▸ Directive: The lines to extract run from the first line of the material below to the line containing "hours = np.arange(-168, 0.5, 0.5)", both included; leave the pictures behind.

= = = = = = =

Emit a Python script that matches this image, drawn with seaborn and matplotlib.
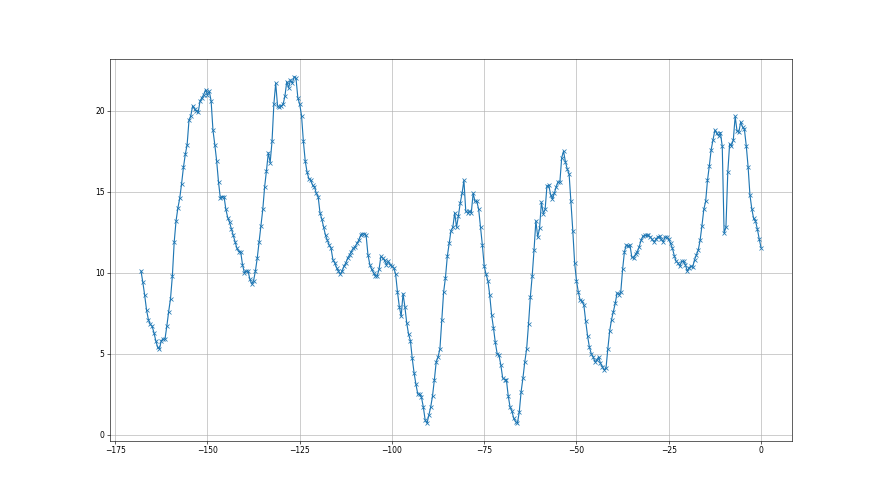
import numpy as np
import matplotlib
matplotlib.use('Agg')
import matplotlib.pyplot as plt
import seaborn as sns

# hours before now, half-hour steps
hours = np.arange(-168, 0.5, 0.5)

# readings, one list per day (48 half hours each, last one has the final point)
day1 = [10.1, 9.4, 8.6, 7.7, 7.1, 6.8, 6.7, 6.3, 5.8, 5.4,
        5.3, 5.8, 5.9, 5.9, 6.7, 7.6, 8.4, 9.8, 11.9, 13.2,
        14.0, 14.6, 15.5, 16.5, 17.3, 17.9, 19.4, 19.7, 20.3, 20.1,
        20.0, 19.9, 20.6, 20.8, 21.0, 21.3, 21.0, 21.2, 20.6, 18.8,
        17.9, 16.9, 15.6, 14.6, 14.7, 14.7, 13.9, 13.4]
day2 = [13.1, 12.7,
        12.3, 11.9, 11.5, 11.3, 11.3, 10.5, 10.0, 10.1, 10.1, 9.6,
        9.3, 9.5, 10.1, 10.9, 11.9, 12.9, 13.9, 15.3, 16.3, 17.4,
        16.8, 18.1, 20.4, 21.7, 20.3, 20.2, 20.3, 20.4, 20.9, 21.8,
        21.4, 21.9, 21.7, 22.1, 22.0, 20.8, 20.4, 19.7, 18.1, 16.9,
        16.2, 15.8, 15.7, 15.4, 15.3, 14.9]
day3 = [14.7, 13.7, 13.3, 12.8,
        12.3, 12.0, 11.7, 11.5, 10.8, 10.6, 10.3, 10.1, 9.9, 10.1,
        10.4, 10.6, 10.9, 11.1, 11.3, 11.5, 11.6, 11.8, 12.0, 12.3,
        12.4, 12.4, 12.3, 11.1, 10.5, 10.2, 10.0, 9.8, 9.8, 10.2,
        11.0, 10.9, 10.75, 10.5, 10.7, 10.5, 10.4, 10.3, 9.9, 8.8,
        7.9, 7.3, 8.7, 7.9]
day4 = [6.9, 6.2, 5.8, 4.7, 3.8, 3.1,
        2.5, 2.5, 2.3, 1.7, 0.9, 0.7, 1.2, 1.7, 2.4, 3.4,
        4.5, 4.8, 5.3, 7.1, 8.8, 9.7, 11.0, 11.8, 12.6, 12.8,
        13.7, 12.8, 13.5, 14.3, 14.9, 15.7, 13.8, 13.7, 13.8, 13.7,
        14.9, 14.4, 14.4, 13.9, 12.8, 11.7, 10.4, 9.9, 9.5, 8.6,
        7.4, 6.6]
day5 = [5.7, 5.0, 4.9, 4.3, 3.5, 3.4, 3.4, 2.4,
        1.7, 1.45, 1.0, 0.8, 0.7, 1.4, 2.65, 3.5, 4.5, 5.3,
        6.8, 8.5, 9.8, 11.4, 13.2, 12.2, 12.75, 14.35, 13.65, 13.9,
        15.35, 15.4, 14.8, 14.55, 14.9, 15.3, 15.6, 15.6, 17.1, 17.5,
        16.85, 16.4, 16.1, 14.4, 12.6, 10.6, 9.5, 8.8, 8.3, 8.25]
day6 = [8.0, 7.0, 6.1, 5.4, 5.0, 4.8, 4.5, 4.6, 4.8, 4.4,
        4.2, 4.0, 4.1, 5.3, 6.4, 7.1, 7.6, 8.1, 8.75, 8.65,
        8.8, 10.2, 11.3, 11.7, 11.65, 11.7, 10.95, 10.9, 11.15, 11.3,
        11.6, 12.0, 12.25, 12.3, 12.3, 12.3, 12.2, 12.05, 11.9, 12.05,
        12.2, 12.25, 12.05, 11.9, 12.2, 12.2, 12.05, 11.8]
day7 = [11.5, 11.05,
        10.7, 10.6, 10.4, 10.7, 10.7, 10.5, 10.1, 10.3, 10.4, 10.35,
        10.8, 11.1, 11.4, 12.0, 12.9, 13.9, 14.4, 15.7, 16.6, 17.6,
        18.2, 18.8, 18.6, 18.45, 18.65, 17.8, 12.45, 12.8, 16.2, 17.95,
        17.85, 18.2, 19.65, 18.75, 18.7, 19.3, 19.0, 18.85, 17.85, 16.55,
        14.8, 13.95, 13.35, 13.2, 12.7, 12.1, 11.55]

values = day1 + day2 + day3 + day4 + day5 + day6 + day7

fig, ax = plt.subplots(figsize=(16, 9), dpi=55)
sns.lineplot(x=hours, y=values, marker='x', color='#1f77b4',
             markeredgecolor='#1f77b4', markeredgewidth=1.0, markersize=6,
             sort=False, ax=ax)
ax.grid(True)
plt.savefig('out.png', dpi=55)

= = = = = = =

▸ Output of the exercise:
Emit a Python script that matches this image, drawn with seaborn and matplotlib.
import numpy as np
import matplotlib
matplotlib.use('Agg')
import matplotlib.pyplot as plt
import seaborn as sns

# hours before now, half-hour steps
hours = np.arange(-168, 0.5, 0.5)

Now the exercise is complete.